TASK REQUIREMENTS: Quote the whole listing word for word. Do not include the pictures.

SOURCE EXCERPT:
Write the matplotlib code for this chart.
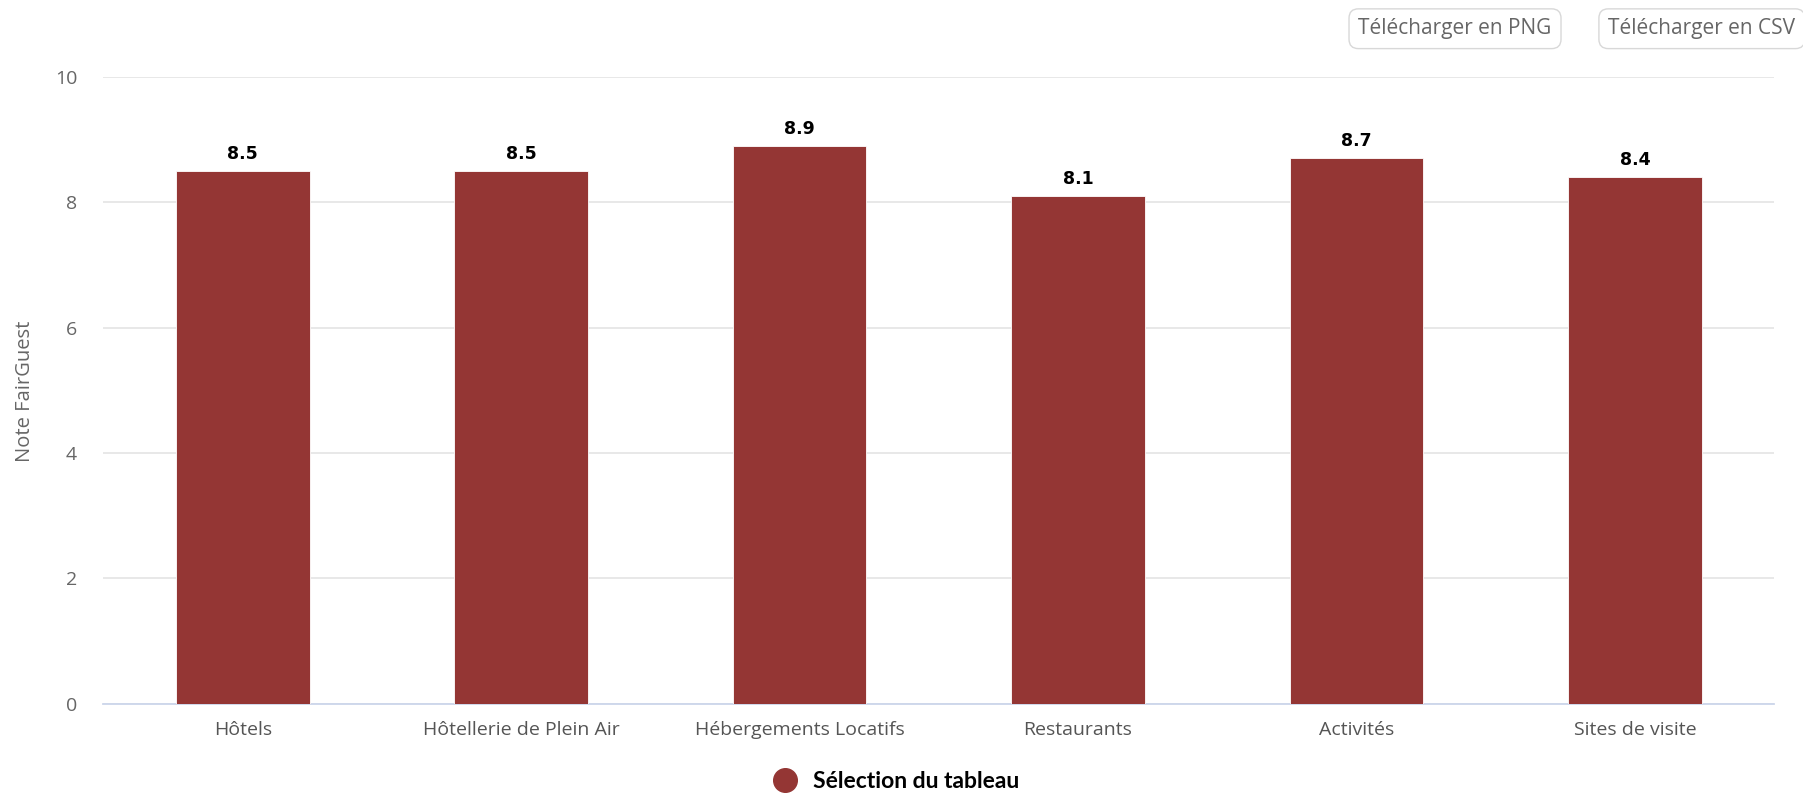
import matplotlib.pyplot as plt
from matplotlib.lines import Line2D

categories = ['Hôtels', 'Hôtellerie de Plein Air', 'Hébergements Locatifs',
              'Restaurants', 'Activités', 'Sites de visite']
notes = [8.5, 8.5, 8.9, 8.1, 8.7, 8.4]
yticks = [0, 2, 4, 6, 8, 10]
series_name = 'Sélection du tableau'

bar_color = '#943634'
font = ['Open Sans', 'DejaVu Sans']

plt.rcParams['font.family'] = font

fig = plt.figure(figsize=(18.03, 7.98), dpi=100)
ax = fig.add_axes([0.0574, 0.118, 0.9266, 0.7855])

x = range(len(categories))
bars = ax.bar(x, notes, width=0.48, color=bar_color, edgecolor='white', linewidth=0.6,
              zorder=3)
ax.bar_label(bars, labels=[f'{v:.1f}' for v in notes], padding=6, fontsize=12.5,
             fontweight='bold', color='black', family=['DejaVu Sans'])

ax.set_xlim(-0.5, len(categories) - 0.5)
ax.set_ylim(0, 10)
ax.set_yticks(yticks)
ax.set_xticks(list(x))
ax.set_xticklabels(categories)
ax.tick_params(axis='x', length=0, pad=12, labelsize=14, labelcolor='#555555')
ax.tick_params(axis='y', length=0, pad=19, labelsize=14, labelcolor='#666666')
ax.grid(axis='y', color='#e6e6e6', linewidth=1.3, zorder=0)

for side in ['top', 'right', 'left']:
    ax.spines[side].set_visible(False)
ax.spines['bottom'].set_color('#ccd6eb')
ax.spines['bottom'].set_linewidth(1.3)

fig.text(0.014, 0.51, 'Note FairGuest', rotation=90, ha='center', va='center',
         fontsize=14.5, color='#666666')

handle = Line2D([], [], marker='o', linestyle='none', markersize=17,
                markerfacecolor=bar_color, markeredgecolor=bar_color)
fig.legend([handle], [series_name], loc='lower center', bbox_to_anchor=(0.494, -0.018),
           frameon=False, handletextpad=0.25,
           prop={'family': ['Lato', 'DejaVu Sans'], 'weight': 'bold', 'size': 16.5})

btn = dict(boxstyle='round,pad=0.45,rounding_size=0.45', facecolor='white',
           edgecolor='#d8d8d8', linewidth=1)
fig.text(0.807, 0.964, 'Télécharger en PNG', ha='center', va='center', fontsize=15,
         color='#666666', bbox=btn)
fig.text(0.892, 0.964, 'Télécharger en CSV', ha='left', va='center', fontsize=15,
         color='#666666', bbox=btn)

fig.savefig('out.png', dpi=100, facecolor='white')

SOLUTION FOR THIS PROBLEM:
Write the matplotlib code for this chart.
import matplotlib.pyplot as plt
from matplotlib.lines import Line2D

categories = ['Hôtels', 'Hôtellerie de Plein Air', 'Hébergements Locatifs',
              'Restaurants', 'Activités', 'Sites de visite']
notes = [8.5, 8.5, 8.9, 8.1, 8.7, 8.4]
yticks = [0, 2, 4, 6, 8, 10]
series_name = 'Sélection du tableau'

bar_color = '#943634'
font = ['Open Sans', 'DejaVu Sans']

plt.rcParams['font.family'] = font

fig = plt.figure(figsize=(18.03, 7.98), dpi=100)
ax = fig.add_axes([0.0574, 0.118, 0.9266, 0.7855])

x = range(len(categories))
bars = ax.bar(x, notes, width=0.48, color=bar_color, edgecolor='white', linewidth=0.6,
              zorder=3)
ax.bar_label(bars, labels=[f'{v:.1f}' for v in notes], padding=6, fontsize=12.5,
             fontweight='bold', color='black', family=['DejaVu Sans'])

ax.set_xlim(-0.5, len(categories) - 0.5)
ax.set_ylim(0, 10)
ax.set_yticks(yticks)
ax.set_xticks(list(x))
ax.set_xticklabels(categories)
ax.tick_params(axis='x', length=0, pad=12, labelsize=14, labelcolor='#555555')
ax.tick_params(axis='y', length=0, pad=19, labelsize=14, labelcolor='#666666')
ax.grid(axis='y', color='#e6e6e6', linewidth=1.3, zorder=0)

for side in ['top', 'right', 'left']:
    ax.spines[side].set_visible(False)
ax.spines['bottom'].set_color('#ccd6eb')
ax.spines['bottom'].set_linewidth(1.3)

fig.text(0.014, 0.51, 'Note FairGuest', rotation=90, ha='center', va='center',
         fontsize=14.5, color='#666666')

handle = Line2D([], [], marker='o', linestyle='none', markersize=17,
                markerfacecolor=bar_color, markeredgecolor=bar_color)
fig.legend([handle], [series_name], loc='lower center', bbox_to_anchor=(0.494, -0.018),
           frameon=False, handletextpad=0.25,
           prop={'family': ['Lato', 'DejaVu Sans'], 'weight': 'bold', 'size': 16.5})

btn = dict(boxstyle='round,pad=0.45,rounding_size=0.45', facecolor='white',
           edgecolor='#d8d8d8', linewidth=1)
fig.text(0.807, 0.964, 'Télécharger en PNG', ha='center', va='center', fontsize=15,
         color='#666666', bbox=btn)
fig.text(0.892, 0.964, 'Télécharger en CSV', ha='left', va='center', fontsize=15,
         color='#666666', bbox=btn)

fig.savefig('out.png', dpi=100, facecolor='white')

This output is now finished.